Before examining Fig. 7 in detail, we first highlight the overall skill comparison between the model-analog forecasts and the SPEAR seasonal forecast at a one-month lead. The model-analog forecast skill for VPD at this lead time is generally lower than that of the SPEAR seasonal system regardless of the model-analog experiment (i.e., VPD-only, equally weighted, and optimally weighted experiments) used. In contrast, the SST-based NINO3.4 model-analog forecast skill is comparable to that of the numerical system at this forecast lead (not shown). We can see that the VPD forecasts show a much higher spread than in the ENSO predictions (Fig. 7b), particularly notable in the broader and higher distribution, reflecting the chaotic nature of the atmosphere. Despite exhibiting a very similar spread distribution in the VPD forecasts (Fig. 7b), the SPEAR model-analog shows a smaller signal component compared to the SPEAR seasonal forecasts (indicated by the thick middle lines in Fig. 7c). This results in a lower SNR and consequently reduced AC skill in the model-analog forecast. In contrast, the ENSO forecast signal is fairly comparable in both the model-analog and SPEAR seasonal forecasts (Fig. 7c). Despite having a larger spread in the model-analog experiment, the ENSO forecast skill turns out to be comparable (not shown) due to a much stronger signal outperforming the respective noise.

Figure 7 illustrates that statistical methods, including model-analog approaches, rely on pre-existing analogs and empirical relationships rather than explicitly solving the governing physical equations. As a result, they are more sensitive to noise in the initial conditions and less effective at capturing dynamically consistent responses, leading to a weaker signal (Fig. 7c). In contrast, numerical models integrate forward from well-defined initial conditions, allowing them to resolve the growth of predictable signals, particularly in the first month when initial conditions exert a strong influence. Even when selecting the best-matched analogs, statistical methods such as the model-analog technique inherently smooth over a range of potential initial conditions, further diluting the signal—particularly when predicting complex atmospheric variables. Interestingly, these constraints have a limited impact on ENSO predictions, primarily because ENSO exhibits low-dimensional variability22, where deterministic processes play a dominant role over stochastic influences. As a result, both the numerical and statistical models can effectively capture its evolution, leading to relatively robust and comparable predictions despite the inherent uncertainties.

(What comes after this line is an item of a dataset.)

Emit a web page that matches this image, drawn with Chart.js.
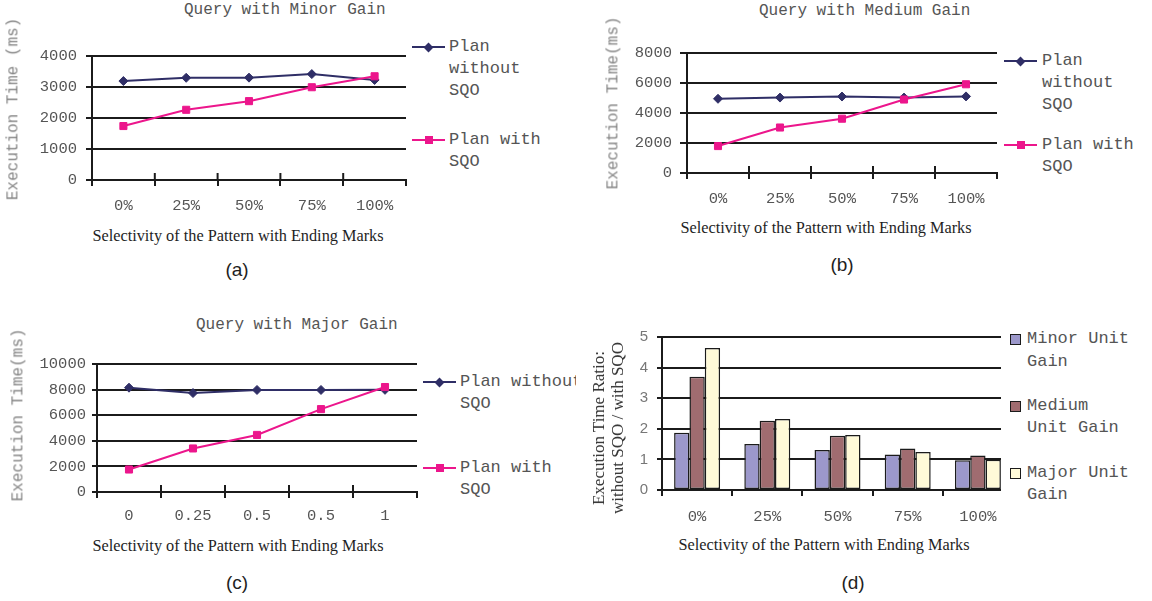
<!DOCTYPE html>
<html>
<head>
<meta charset="utf-8">
<title>SQO execution time</title>
<script src="https://cdn.jsdelivr.net/npm/chart.js@4.4.1/dist/chart.umd.min.js"></script>
<style>
  html, body { margin: 0; padding: 0; background: #fff; }
  body { width: 1152px; height: 601px; position: relative; overflow: hidden; }
  .panel { position: absolute; overflow: hidden; }
  .abs { position: absolute; white-space: nowrap; line-height: 1.2; }
  .mono { font-family: "Liberation Mono", "Courier New", monospace; }
  .serif { font-family: "Liberation Serif", "Times New Roman", serif; }
  .sans { font-family: "Liberation Sans", Arial, sans-serif; }
  .title { font-size: 16px; color: #555; }
  .ytitle { font-size: 16px; color: #858585; }
  .xtitle { font-size: 16.3px; color: #1e1e1e; }
  .caption { font-size: 19px; color: #1e1e1e; }
  .legend-text { position: absolute; font-size: 17px; line-height: 22.3px; color: #555; white-space: normal; }
</style>
</head>
<body>
<div class="panel" id="pa" style="left:0;top:0;width:576px;height:300px"></div>
<div class="panel" id="pb" style="left:576px;top:0;width:576px;height:300px"></div>
<div class="panel" id="pc" style="left:0;top:300px;width:576px;height:301px"></div>
<div class="panel" id="pd" style="left:576px;top:300px;width:576px;height:301px"></div>
<script>
// x categories
const pctLabels = ['0%', '25%', '50%', '75%', '100%'];
const fracLabels = ['0', '0.25', '0.5', '0.5', '1'];   // printed this way in (c)

// (a) Query with Minor Gain, execution time in ms
const minorWithout = [3200, 3305, 3310, 3425, 3235];
const minorWith = [1745, 2270, 2550, 3000, 3355];

// (b) Query with Medium Gain
const mediumWithout = [4960, 5040, 5110, 5040, 5120];
const mediumWith = [1800, 3040, 3630, 4910, 5930];

// (c) Query with Major Gain
const majorWithout = [8170, 7750, 7990, 7990, 8000];
const majorWith = [1760, 3410, 4470, 6490, 8220];

// (d) execution time ratio: without SQO / with SQO
const ratioMinor = [1.87, 1.50, 1.31, 1.16, 0.97];
const ratioMedium = [3.70, 2.26, 1.77, 1.36, 1.13];
const ratioMajor = [4.64, 2.32, 1.80, 1.24, 0.99];

const NAVY = '#2f2e66';
const PINK = '#ec168c';
const INK = '#1b1b1b';
const TICK = '#555';
const MONO = '"Liberation Mono", "Courier New", monospace';
const SANS = '"Liberation Sans", Arial, sans-serif';

const panels = {
  a: { el: document.getElementById('pa'), x: 0, y: 0 },
  b: { el: document.getElementById('pb'), x: 576, y: 0 },
  c: { el: document.getElementById('pc'), x: 0, y: 300 },
  d: { el: document.getElementById('pd'), x: 576, y: 300 },
};

function put(panel, el, x, y) {
  el.style.left = (x - panel.x) + 'px';
  el.style.top = (y - panel.y) + 'px';
  panel.el.appendChild(el);
}

function text(panel, str, x, y, cls, mode) {
  const d = document.createElement('div');
  d.className = 'abs ' + cls;
  d.innerHTML = str;
  if (mode === 'left') d.style.transform = 'translateY(-50%)';
  else if (mode === 'vert') d.style.transform = 'translate(-50%,-50%) rotate(-90deg)';
  else d.style.transform = 'translate(-50%,-50%)';
  put(panel, d, x, y);
  return d;
}

// canvas whose chart area lands on plot {l,t,r,b}
function chartCanvas(panel, plot, clipRight) {
  const w = plot.r - plot.l + 86, h = plot.b - plot.t + 54;
  const c = document.createElement('canvas');
  c.width = w; c.height = h;
  c.style.width = w + 'px'; c.style.height = h + 'px';
  const wrap = document.createElement('div');
  wrap.className = 'abs';
  wrap.style.overflow = 'hidden';
  wrap.style.width = (clipRight ? clipRight - (plot.l - 80) : w) + 'px';
  wrap.style.height = h + 'px';
  wrap.appendChild(c);
  put(panel, wrap, plot.l - 80, plot.t - 14);
  return c;
}

// the line charts have category ticks that also poke up into the plot
const crossTicks = {
  id: 'crossTicks',
  beforeDatasetsDraw(chart) {
    const x = chart.scales.x, ctx = chart.ctx, b = chart.chartArea.bottom;
    ctx.save();
    ctx.strokeStyle = INK;
    ctx.lineWidth = 2;
    for (let i = 1; i < x.ticks.length; i++) {
      const px = (x.getPixelForTick(i - 1) + x.getPixelForTick(i)) / 2;
      ctx.beginPath();
      ctx.moveTo(px, b);
      ctx.lineTo(px, b - 7);
      ctx.stroke();
    }
    ctx.restore();
  }
};

function scales(yMax, yStep, g) {
  return {
    x: {
      offset: true,
      grid: { offset: true, drawOnChartArea: false, tickLength: 6, color: INK, lineWidth: 2 },
      border: { color: INK, width: 2 },
      ticks: { font: { family: MONO, size: 15.5 }, color: TICK, padding: g.xPad, maxRotation: 0, autoSkip: false },
      afterFit: s => { s.height = 40; }
    },
    y: {
      min: 0, max: yMax,
      grid: { color: INK, lineWidth: 2, tickLength: g.tick },
      border: { color: INK, width: 2 },
      ticks: { stepSize: yStep, font: g.yFont || { family: MONO, size: 15.5 }, color: g.yColor || TICK,
        padding: g.yPad, callback: v => String(v) },
      afterFit: s => { s.width = 80; }
    }
  };
}

function lineChart(canvas, labels, without, withSqo, yMax, yStep, g) {
  return new Chart(canvas, {
    type: 'line',
    data: {
      labels: labels,
      datasets: [
        { label: 'Plan without SQO', data: without, borderColor: NAVY, backgroundColor: NAVY,
          borderWidth: 2, pointStyle: 'rectRot', pointRadius: 4.5, pointBorderWidth: 1, order: 1 },
        { label: 'Plan with SQO', data: withSqo, borderColor: PINK, backgroundColor: PINK,
          borderWidth: 2, pointStyle: 'rect', pointRadius: 5, pointBorderWidth: 1, order: 0 }
      ]
    },
    options: {
      responsive: false, animation: false,
      layout: { padding: { top: 14, right: 6, left: 0, bottom: 0 } },
      plugins: { legend: { display: false }, tooltip: { enabled: false } },
      scales: scales(yMax, yStep, g)
    },
    plugins: [crossTicks]
  });
}

// legend built from the chart's datasets
function lineLegend(panel, chart, cfg) {
  chart.data.datasets.forEach((ds, i) => {
    const cy = cfg.tops[i];
    const ln = document.createElement('div');
    ln.className = 'abs';
    ln.style.width = '33px'; ln.style.height = '2px'; ln.style.background = ds.borderColor;
    put(panel, ln, cfg.lineX, cy - 1);
    const mk = document.createElement('div');
    mk.className = 'abs';
    mk.style.background = ds.borderColor;
    if (ds.pointStyle === 'rectRot') {
      mk.style.width = '7px'; mk.style.height = '7px'; mk.style.transform = 'rotate(45deg)';
      put(panel, mk, cfg.lineX + 13, cy - 3.5);
    } else {
      mk.style.width = '8px'; mk.style.height = '8px';
      put(panel, mk, cfg.lineX + 12.5, cy - 4);
    }
    const t = document.createElement('div');
    t.className = 'legend-text mono';
    t.style.width = cfg.width + 'px';
    t.textContent = ds.label;
    put(panel, t, cfg.textX, cy - 11.15);
  });
}

// (a)
const pa = panels.a;
const chartA = lineChart(chartCanvas(pa, { l: 92, t: 52, r: 406, b: 180 }),
  pctLabels, minorWithout, minorWith, 4000, 1000, { xPad: 11, yPad: 9, tick: 6 });
text(pa, 'Query with Minor Gain', 184, 10.5, 'mono title', 'left');
text(pa, 'Execution Time (ms)', 14, 109, 'mono ytitle', 'vert');
text(pa, 'Selectivity of the Pattern with Ending Marks', 238, 236, 'serif xtitle');
text(pa, '(a)', 237, 270, 'sans caption');
lineLegend(pa, chartA, { lineX: 412, textX: 449, tops: [47, 140], width: 100 });

// (b)
const pb = panels.b;
const chartB = lineChart(chartCanvas(pb, { l: 687, t: 50, r: 997, b: 173 }),
  pctLabels, mediumWithout, mediumWith, 8000, 2000, { xPad: 11, yPad: 8, tick: 7 });
text(pb, 'Query with Medium Gain', 759, 12, 'mono title', 'left');
text(pb, 'Execution Time(ms)', 614, 102.5, 'mono ytitle', 'vert');
text(pb, 'Selectivity of the Pattern with Ending Marks', 826, 228, 'serif xtitle');
text(pb, '(b)', 842, 265, 'sans caption');
lineLegend(pb, chartB, { lineX: 1004, textX: 1042, tops: [61, 145], width: 100 });

// (c)
const pc = panels.c;
const chartC = lineChart(chartCanvas(pc, { l: 97, t: 363, r: 417, b: 492 }),
  fracLabels, majorWithout, majorWith, 10000, 2000, { xPad: 9, yPad: 6, tick: 5 });
text(pc, 'Query with Major Gain', 196, 325.5, 'mono title', 'left');
text(pc, 'Execution Time(ms)', 18.5, 414.5, 'mono ytitle', 'vert');
text(pc, 'Selectivity of the Pattern with Ending Marks', 238, 546, 'serif xtitle');
text(pc, '(c)', 237, 583, 'sans caption');
lineLegend(pc, chartC, { lineX: 423, textX: 460, tops: [382, 468], width: 128 });

// (d)
const pd = panels.d;
const chartD = new Chart(chartCanvas(pd, { l: 662, t: 333, r: 1013, b: 490 }, 1001), {
  type: 'bar',
  data: {
    labels: pctLabels,
    datasets: [
      { label: 'Minor Unit Gain', data: ratioMinor, backgroundColor: '#9c98cb' },
      { label: 'Medium Unit Gain', data: ratioMedium, backgroundColor: '#a06c70' },
      { label: 'Major Unit Gain', data: ratioMajor, backgroundColor: '#fffad8' }
    ]
  },
  options: {
    responsive: false, animation: false,
    layout: { padding: { top: 14, right: 6, left: 0, bottom: 0 } },
    datasets: { bar: { borderColor: INK, borderWidth: 1.5, borderSkipped: false,
      barPercentage: 1, categoryPercentage: 0.655 } },
    plugins: { legend: { display: false }, tooltip: { enabled: false } },
    scales: scales(5, 1, { xPad: 12, yPad: 9, tick: 5,
      yFont: { family: SANS, size: 15 }, yColor: '#777' })
  }
});
text(pd, 'Execution Time Ratio:<br>without SQO / with SQO', 607.5, 428,
  'serif', 'vert').style.cssText += 'font-size:17px;line-height:19px;text-align:center;color:#333;';
text(pd, 'Selectivity of the Pattern with Ending Marks', 824, 545, 'serif xtitle');
text(pd, '(d)', 853, 583, 'sans caption');

chartD.data.datasets.forEach((ds, i) => {
  const cy = [339.5, 406, 473][i];
  const box = document.createElement('div');
  box.className = 'abs';
  box.style.cssText += 'width:11px;height:11px;box-sizing:border-box;border:1.5px solid ' + INK + ';background:' + ds.backgroundColor;
  put(pd, box, 1010, cy - 5.5);
  const t = document.createElement('div');
  t.className = 'legend-text mono';
  t.style.width = '106px';
  t.textContent = ds.label;
  put(pd, t, 1027, cy - 11.15);
});
</script>
</body>
</html>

It is worth noting that, at short lead times (i.e., 1-month lead), numerical models benefit from precise initial conditions, allowing them to resolve predictable signals effectively. However, as lead time increases, predictability is increasingly governed by low-frequency climate modes (e.g., ENSO, PDO) and boundary forcings (e.g., SST anomalies). Analog-based methods can capture these slow-evolving features just as well as, if not better than, numerical models, especially when the models struggle with long-term drift and biases. This aspect will be further discussed in the following section.

How to improve the model-analog forecast?

Recently, instead of solely relying on root mean square distance (RMSD) to determine the initial model-analog, some machine learning-based techniques have been employed to optimize the selection process, by incorporating, for example, linear inverse model50, convolutional neural network51, and interpretable neural network52 into the initial model-analog determination. Generally, instead of using traditional equally weighted model-analogs, the idea of these methods is to find a spatially weighted mask that quantifies how important each grid point is for determining whether two climate states (or predictors and predictands) will evolve similarly. To achieve this, we randomly perturbed the weight parameters, as shown in Eq. (4), 1000 times to reflect the fractional contribution arising from each variable, associated with SST, SLP, and SM. Subsequently, we trained the parameters on a shifting 30-year training period. After determining the optimal weight parameters at each window, we averaged the weight mask and applied a weighted model-analog to the separate verification period. Notably, we also implement two additional perturbation strategies (see data and methods for details): increasing the perturbations to 5,000 iterations and training the parameters over the full 1940–1991 period. These modifications do not notably impact the results.

The optimal model-analog AC skill at a one-month forecast lead is 0.07 lower than that of the SPEAR seasonal forecast (0.54 vs. 0.61), though this difference is not statistically significant at the 95% confidence level. Potential reasons for this discrepancy were discussed in the previous section. Nevertheless, it is noteworthy that the overall forecast skill remains comparable, as shown by the red and cyan curves in Fig. 8A. Meanwhile, when comparing the VPD-only and equally weighted model-analog experiments as shown in Figs. 3 and 4, weighted model-analogs and SPEAR seasonal forecast system generally have better forecast skill. Although there is a slightly higher forecast skill across various initial months (Fig. 8B), it remains consistent to see that the minimum skill occurs when targeting the late summer and early fall seasons, particularly when the forecasts are initialized in the first half of the year. This forecast skill reemergence has also been reported by Lou et al. 23 in ENSO predictions. Specifically, their forecast initialized in late summer will experience skill that first slowly declines, then declines more rapidly at lead times of approximately 6–9 months. Subsequently, the skill increases with further lead time, plateauing at about 15 months before decreasing again for longer lead times. Despite having shorter periods of skillful forecasts, the minimum VPD forecast skill aligns with the seasonality of ENSO predictions and reflects temporarily lower SNR during the boreal summer.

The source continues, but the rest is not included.